Kan Chun, a President’s Office official, told a session of Parliament this week that President Thein Sein intended the funds, which fall under the broader “national planning” budget, to be used for the ongoing peace process between the government and more than a dozen ethnic armed rebel groups.
The request marks the first time that a “peace appropriation” has been requested as a component of the state budget. Last year, one million kyats—diverted from its originally earmarked purpose of funding the construction of housing for parliamentarians in Naypyidaw—was the extent of government funding for peace talks. Outside funders such as the Norway Peace Initiative and Japan’s Nippon Foundation have been the main financial backers of the peace process in Burma. Foreign governments and the European Union have also been major supporters.
“The budget was not proposed by MPC,” said Hla Maung Shwe, a leading member of the Myanmar Peace Center (MPC) who added that he felt the funding request was excessive.
“The proposed peace budget this year is so much, in my opinion. Seven times more than the previous amount,” he said.
Still, the funding request is just a fraction of the 2.36 trillion kyats that Burma’s Defense Ministry proposed this week for its 2014-15 budget.

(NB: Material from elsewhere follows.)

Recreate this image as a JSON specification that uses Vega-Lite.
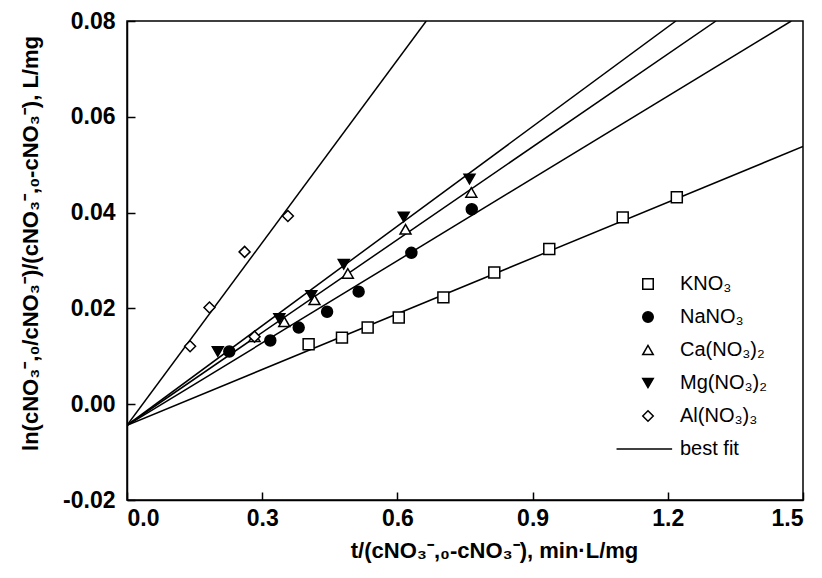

Funds designated for Burma’s peace process go to a variety of different initiatives and expenditures, including the set-up and staffing of liaison offices in ethnic regions, development programs and coordinating operations run by the MPC, a government-affiliated entity formed with 700,000 euros ($950,000) in start-up funding from the European Union. In announcing the formation of the MPC in November 2012, the European Union pledged an additional 30 million euros in support for the peace process in 2013.
“The budget, if approved by the Parliament, will be used by the concerned persons in the peace process within the framework of the Central Peace-making Committee and Working Committee,” Hla Maung Shwe said on Thursday, referring to the government’s two main peace negotiating bodies.

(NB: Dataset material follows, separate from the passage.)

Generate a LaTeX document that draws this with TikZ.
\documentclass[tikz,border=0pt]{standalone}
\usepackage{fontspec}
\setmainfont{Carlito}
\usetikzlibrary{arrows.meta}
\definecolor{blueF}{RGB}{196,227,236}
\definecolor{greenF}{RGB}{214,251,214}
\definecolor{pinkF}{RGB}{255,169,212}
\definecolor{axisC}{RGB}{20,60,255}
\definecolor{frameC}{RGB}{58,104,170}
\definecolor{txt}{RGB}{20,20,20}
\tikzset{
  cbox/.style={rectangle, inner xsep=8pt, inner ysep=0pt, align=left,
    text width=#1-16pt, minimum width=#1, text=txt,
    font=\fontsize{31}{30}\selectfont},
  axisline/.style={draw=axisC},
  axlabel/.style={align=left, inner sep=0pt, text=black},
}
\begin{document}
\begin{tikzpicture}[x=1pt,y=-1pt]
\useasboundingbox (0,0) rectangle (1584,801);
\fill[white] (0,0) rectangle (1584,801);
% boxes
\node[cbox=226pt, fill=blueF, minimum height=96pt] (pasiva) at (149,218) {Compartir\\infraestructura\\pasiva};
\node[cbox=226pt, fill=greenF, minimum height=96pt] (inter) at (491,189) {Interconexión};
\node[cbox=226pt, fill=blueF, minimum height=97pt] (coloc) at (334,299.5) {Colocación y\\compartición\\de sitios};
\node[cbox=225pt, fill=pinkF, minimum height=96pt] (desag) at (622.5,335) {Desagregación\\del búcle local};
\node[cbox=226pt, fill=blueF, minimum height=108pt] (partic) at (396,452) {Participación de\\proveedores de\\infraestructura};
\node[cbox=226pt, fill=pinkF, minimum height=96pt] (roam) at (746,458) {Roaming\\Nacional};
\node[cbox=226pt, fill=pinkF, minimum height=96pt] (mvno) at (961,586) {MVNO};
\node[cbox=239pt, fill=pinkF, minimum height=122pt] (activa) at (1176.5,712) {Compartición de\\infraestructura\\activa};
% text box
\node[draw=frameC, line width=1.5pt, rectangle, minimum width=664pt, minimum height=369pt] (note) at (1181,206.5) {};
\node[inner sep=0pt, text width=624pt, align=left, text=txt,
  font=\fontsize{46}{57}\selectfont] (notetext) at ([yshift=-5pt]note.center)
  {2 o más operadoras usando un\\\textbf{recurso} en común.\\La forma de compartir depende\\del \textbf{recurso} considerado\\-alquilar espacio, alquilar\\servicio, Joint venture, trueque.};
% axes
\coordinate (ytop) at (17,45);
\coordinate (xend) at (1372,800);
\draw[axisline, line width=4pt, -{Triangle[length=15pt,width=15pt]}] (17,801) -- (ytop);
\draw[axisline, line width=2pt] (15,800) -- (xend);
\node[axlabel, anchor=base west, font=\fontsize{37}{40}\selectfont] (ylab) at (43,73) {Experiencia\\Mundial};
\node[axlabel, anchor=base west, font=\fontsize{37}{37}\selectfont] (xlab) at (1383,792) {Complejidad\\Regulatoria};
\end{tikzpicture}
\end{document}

Funding for Burma’s peace process has come in for criticism in the past by observers who have urged greater transparency. Total funding the peace process since Thein Sein embarked on an ambitious effort to reconcile with the country’s many ethnic groups in 2011 is difficult to estimate. The Myanmar Peace Monitor, a project that tracks the peace process in Burma, said some $500 million was committed to various peace initiatives by mid 2012.

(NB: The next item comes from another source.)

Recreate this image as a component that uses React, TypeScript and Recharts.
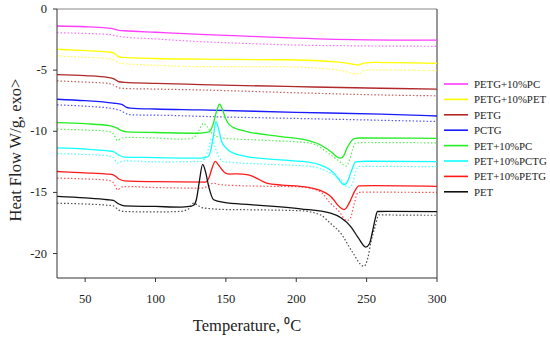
import React from 'react';
import { LineChart, Line, XAxis, YAxis, ReferenceLine, Legend } from 'recharts';

type P = [number, number];

const X_TICKS = [50, 100, 150, 200, 250, 300];
const Y_TICKS = [-20, -15, -10, -5, 0];

const PETG_PC_SOLID: P[] = [[30,-1.39],[50,-1.45],[65,-1.55],[70,-1.62],[74,-1.74],[78,-1.78],[100,-1.9],[132,-2.07],[160,-2.2],[200,-2.38],[250,-2.52],[300,-2.55]];
const PETG_PC_DOT: P[] = [[30,-1.94],[50,-2.0],[68,-2.1],[72,-2.2],[76,-2.27],[100,-2.45],[132,-2.67],[160,-2.8],[200,-2.95],[250,-3.02],[300,-3.05]];

const PETG_PET_SOLID: P[] = [[30,-3.3],[50,-3.4],[65,-3.5],[70,-3.58],[73,-3.85],[76,-3.95],[100,-4.05],[132,-4.1],[190,-4.15],[230,-4.35],[240,-4.5],[244,-4.58],[249,-4.4],[255,-4.37],[300,-4.45]];
const PETG_PET_DOT: P[] = [[30,-3.84],[50,-3.95],[66,-4.05],[71,-4.2],[75,-4.44],[100,-4.6],[132,-4.71],[190,-4.72],[230,-5.0],[244,-5.31],[249,-5.0],[255,-4.98],[300,-5.05]];

const PETG_SOLID: P[] = [[30,-5.36],[50,-5.45],[66,-5.6],[70,-5.69],[74,-5.95],[78,-6.0],[100,-6.08],[132,-6.18],[200,-6.35],[260,-6.48],[300,-6.55]];
const PETG_DOT: P[] = [[30,-5.88],[50,-5.98],[66,-6.08],[70,-6.2],[74,-6.45],[78,-6.5],[100,-6.55],[132,-6.62],[200,-6.85],[260,-7.03],[300,-7.1]];

const PCTG_SOLID: P[] = [[30,-7.38],[50,-7.5],[70,-7.7],[76,-7.8],[79,-8.02],[82,-8.1],[100,-8.18],[132,-8.25],[200,-8.45],[260,-8.6],[300,-8.75]];
const PCTG_DOT: P[] = [[30,-7.84],[50,-7.95],[70,-8.15],[75,-8.3],[80,-8.6],[84,-8.66],[110,-8.7],[132,-8.78],[200,-8.95],[260,-9.1],[300,-9.2]];

const PET_PC_SOLID: P[] = [[30,-9.29],[50,-9.38],[68,-9.56],[72,-9.7],[76,-9.95],[80,-10.05],[100,-10.1],[130,-10.16],[138,-10.05],[141,-9.4],[143.5,-8.3],[145.5,-7.79],[147.5,-8.2],[149.7,-8.93],[152,-9.4],[155,-9.67],[165,-10.02],[189,-10.43],[210,-10.8],[217,-11.1],[222,-11.45],[226,-11.8],[229,-12.1],[231.5,-12.2],[234,-11.95],[236,-11.38],[238.5,-10.9],[241,-10.6],[245,-10.55],[300,-10.58]];
const PET_PC_DOT: P[] = [[30,-9.83],[50,-9.9],[66,-10.0],[70,-10.2],[73,-10.76],[76,-10.55],[80,-10.5],[100,-10.55],[118,-10.65],[126,-10.56],[129,-10.3],[131,-9.9],[134,-9.34],[136.5,-9.6],[140,-10.16],[144,-10.45],[148,-10.56],[180,-10.75],[210,-10.97],[224,-11.9],[230,-12.4],[235.5,-12.85],[238,-12.3],[240,-11.5],[242,-10.97],[250,-10.92],[300,-10.95]];

const PET_PCTG_SOLID: P[] = [[30,-11.36],[50,-11.45],[66,-11.6],[70,-11.66],[74,-11.95],[78,-12.12],[100,-12.15],[132,-12.2],[137,-12.1],[139,-11.66],[141,-10.5],[143,-9.2],[145,-9.9],[147,-10.84],[150,-11.35],[153,-11.66],[164.6,-12.07],[189,-12.34],[210,-12.55],[217,-12.75],[222,-13.0],[226.6,-13.4],[230,-13.9],[234,-14.38],[236.5,-14.1],[238.7,-13.4],[240.5,-12.85],[242,-12.5],[250,-12.45],[300,-12.48]];
const PET_PCTG_DOT: P[] = [[30,-11.82],[50,-11.9],[66,-12.0],[70,-12.15],[73,-12.6],[76,-12.45],[80,-12.42],[100,-12.5],[132,-12.47],[135,-12.2],[138,-11.3],[140,-10.56],[142,-11.2],[145,-12.1],[148,-12.47],[180,-12.7],[210,-12.88],[224,-13.4],[232,-14.0],[237,-14.6],[239.5,-14.4],[242,-13.4],[244,-12.88],[250,-12.87],[300,-12.9]];

const PET_PETG_SOLID: P[] = [[30,-13.29],[50,-13.4],[66,-13.5],[70,-13.56],[74,-13.9],[78,-14.05],[100,-14.12],[135.4,-14.16],[138,-13.8],[140.5,-12.9],[142.5,-12.47],[145,-12.8],[149.7,-13.42],[153,-13.5],[158,-13.48],[166,-13.56],[172,-13.85],[179,-14.24],[190,-14.4],[203,-14.5],[217,-14.84],[223,-15.2],[226.6,-15.6],[230,-16.1],[234,-16.4],[236.5,-16.1],[238.7,-15.6],[241.5,-14.9],[244.6,-14.46],[255,-14.45],[300,-14.5]];
const PET_PETG_DOT: P[] = [[30,-13.83],[50,-13.9],[66,-14.0],[70,-14.2],[73,-14.79],[76,-14.55],[80,-14.52],[100,-14.6],[132,-14.65],[138,-14.45],[141,-14.24],[145,-14.35],[160,-14.45],[203,-14.55],[217,-14.93],[224,-15.85],[230,-16.5],[236,-17.3],[238.5,-17.1],[241,-16.0],[244,-15.0],[250,-14.98],[300,-15.0]];

const PET_SOLID: P[] = [[30,-15.33],[50,-15.45],[66,-15.6],[70,-15.66],[74,-15.95],[78,-16.1],[100,-16.15],[118,-16.2],[124,-16.15],[127,-16.05],[129,-15.6],[131,-14.2],[133.5,-12.7],[135.5,-13.3],[137.8,-14.52],[141.3,-15.6],[148.5,-15.82],[167.5,-16.0],[203,-16.34],[224.4,-16.7],[232,-17.1],[238.7,-17.8],[244,-18.7],[249.4,-19.47],[252,-19.2],[254,-18.3],[256,-17.2],[257.7,-16.56],[265,-16.55],[300,-16.57]];
const PET_DOT: P[] = [[30,-15.88],[50,-15.95],[66,-16.05],[70,-16.1],[74,-16.45],[78,-16.56],[100,-16.6],[118,-16.55],[124,-16.3],[127,-15.88],[130,-16.05],[133,-16.25],[150,-16.4],[167,-16.42],[203,-16.5],[217,-16.83],[224,-17.5],[232,-18.4],[240,-19.9],[248,-21.05],[251,-20.3],[253,-19.1],[256,-17.8],[258.8,-16.83],[270,-16.85],[300,-16.87]];

const SERIES_NAMES = ['PETG+10%PC', 'PETG+10%PET', 'PETG', 'PCTG', 'PET+10%PC', 'PET+10%PCTG', 'PET+10%PETG', 'PET'];
const SERIES_COLORS = ['#ff3cff', '#ffff00', '#b0282a', '#1a1aff', '#22ee22', '#11ffff', '#ff1a1a', '#111111'];
const SOLID = [PETG_PC_SOLID, PETG_PET_SOLID, PETG_SOLID, PCTG_SOLID, PET_PC_SOLID, PET_PCTG_SOLID, PET_PETG_SOLID, PET_SOLID];
const DOTTED = [PETG_PC_DOT, PETG_PET_DOT, PETG_DOT, PCTG_DOT, PET_PC_DOT, PET_PCTG_DOT, PET_PETG_DOT, PET_DOT];

const FONT = '"Liberation Serif", "Times New Roman", serif';

const toData = (pts: P[]) => pts.map(([t, v]) => ({ t, v }));

const LegendBox = () => (
  <svg width={112} height={128} style={{ display: 'block' }}>
    {SERIES_NAMES.map((n, i) => {
      const y = 8 + i * 15.4;
      return (
        <g key={n}>
          <line x1={6} x2={30} y1={y} y2={y} stroke={SERIES_COLORS[i]} strokeWidth={1.6} />
          <text x={36} y={y + 4} fontFamily={FONT} fontSize={10.8} fill="#222">{n}</text>
        </g>
      );
    })}
  </svg>
);

const XTick = (props: any) => {
  const { x, y, payload } = props;
  return (
    <text x={x} y={y + 10} textAnchor="middle" fontFamily={FONT} fontSize={12.5} fill="#222">
      {payload.value}
    </text>
  );
};

const YTick = (props: any) => {
  const { x, y, payload } = props;
  return (
    <text x={x} y={y + 4} textAnchor="end" fontFamily={FONT} fontSize={12.5} fill="#222">
      {payload.value}
    </text>
  );
};

const YLabel = () => (
  <text x={21} y={150} transform="rotate(-90 21 150)" textAnchor="middle" fontFamily={FONT} fontSize={16.5} fill="#222">
    Heat Flow W/g, exo&gt;
  </text>
);

const XLabel = () => (
  <text x={247} y={331} textAnchor="middle" fontFamily={FONT} fontSize={16.5} fill="#222">
    Temperature, ⁰C
  </text>
);

export default function App() {
  return (
    <div style={{ position: 'absolute', left: 0, top: 0, fontFamily: FONT }}>
      <LineChart width={550} height={340} margin={{ top: 9, right: 113, bottom: 32, left: 0 }} style={{ fontFamily: FONT }}>
        <XAxis
          dataKey="t"
          type="number"
          domain={[30, 300]}
          ticks={X_TICKS}
          allowDataOverflow
          height={30}
          tickSize={4}
          tickMargin={11}
          stroke="#333"
          tick={<XTick />}
          label={<XLabel />}
        />
        <YAxis
          type="number"
          domain={[-22, 0]}
          ticks={Y_TICKS}
          allowDataOverflow
          width={57}
          tickSize={4}
          tickMargin={6}
          stroke="#333"
          tick={<YTick />}
          label={<YLabel />}
        />
        <ReferenceLine y={0} stroke="#888" strokeWidth={1.2} />
        <ReferenceLine x={300} stroke="#333" strokeWidth={1} />
        {DOTTED.map((d, i) => (
          <Line
            key={'d' + i}
            data={toData(d)}
            dataKey="v"
            type="monotone"
            stroke={SERIES_COLORS[i]}
            strokeOpacity={0.75}
            strokeWidth={1.2}
            strokeDasharray="1.5 2"
            dot={false}
            activeDot={false}
            legendType="none"
            isAnimationActive={false}
          />
        ))}
        {SOLID.map((d, i) => (
          <Line
            key={'s' + i}
            data={toData(d)}
            dataKey="v"
            name={SERIES_NAMES[i]}
            type="monotone"
            stroke={SERIES_COLORS[i]}
            strokeWidth={1.3}
            dot={false}
            activeDot={false}
            isAnimationActive={false}
          />
        ))}
        <Legend
          layout="vertical"
          align="center"
          verticalAlign="middle"
          wrapperStyle={{ left: 438, top: 76, width: 112 }}
          content={() => <LegendBox />}
        />
      </LineChart>
    </div>
  );
}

This week an official from the Norway-funded Myanmar Peace Support Initiative (MPSI) said the program was being reviewed to determine whether it remained relevant two years after its launch, during which time the MPSI put $2 million toward dozens of peace initiatives in Burma.
Hla Maung Shwe said the government aims to establish a framework for political dialogue this year, an aspect of the national reconciliation process that ethnic groups have long called for.
Since Thein Sein took office, the government has signed ceasefires with 14 of the country’s 16 main armed rebel groups. It hopes to reach a “nationwide ceasefire” with all of the groups in the coming months.